Whether in a business or a church setting, anger has a way of presenting itself. Sometimes it’s direct, and at times indirect.

Whether a leader, employee or volunteer, anger impacts us.

Differences of opinions can quickly turn into hotly debated arguments. Everyone seems to have a way of thinking what’s right and ideas on how things are to be processed.

Jesus recognizes that anger is one of many dynamics that require our immediate attention. And, as much as we may want to avoid conflict, the delay can be disastrous.

Most people would agree it’s wrong to murder another person maliciously. The Pharisaical leadership of Jesus’ days on earth thought so. One of the Ten Commandments says so: “You shall not murder” (Ex. 20:13).

The Pharisees agreed with this commandment, teaching that murder consisted of taking someone’s life. However, Jesus explains that this commandment extends beyond the physical act of murder and equally applies to the internal attitude behind the violent action.

He shows us how assuming a position of superiority over another, or speaking derogatorily of another is a reflection of unhealthy anger that burns in a sinful heart (Mt. 5:21-22).

Unhealthy anger left unattended feeds divisiveness, encourages distraction of focus, undermines unity, and blocks productivity.

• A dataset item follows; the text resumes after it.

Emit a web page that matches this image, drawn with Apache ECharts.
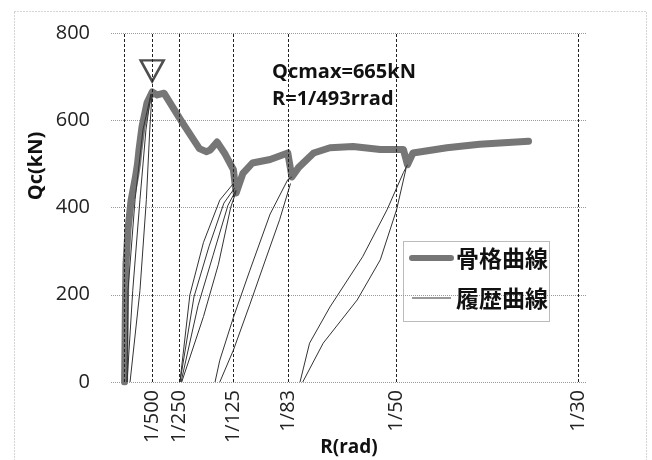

The antidote for unhealthy anger is reconciliation. Jesus reminds us:

“So when you are offering your gift at the altar, if you remember that your brother or sister has something against you, leave your gift there before the altar and go; first be reconciled to your brother or sister, and then come and offer your gift” (Mt. 5:23-24).

The very best gifts we offer are deficient when unchecked anger is allowed to continue. Jesus knows this. That’s why he admonishes us to handle anger quickly. Failure to do so can place us in prison (Mt. 5:25-26).

In Paul’s letter to the Ephesians he writes:

“Be angry but do not sin; do not let the sun go down on your anger, and do not make room for the devil” (Eph. 4:26-27).

Everyone experiences anger. And, it’s ok to be angry. What’s not ok is to sin in our anger.

I’m inclined to be a peacemaker (or at least I try to convince myself of that noble desire). However, authentic peacemaking does not avoid attending to anger; whether personal or inter-personal.

It’s easy for me to convince myself that giving more time before I address an anger issue will somehow magically cause it to disappear. It doesn’t.

Apparently, Jesus knows it is wiser for me to pursue reconciliation as quickly as possible so I won’t sin.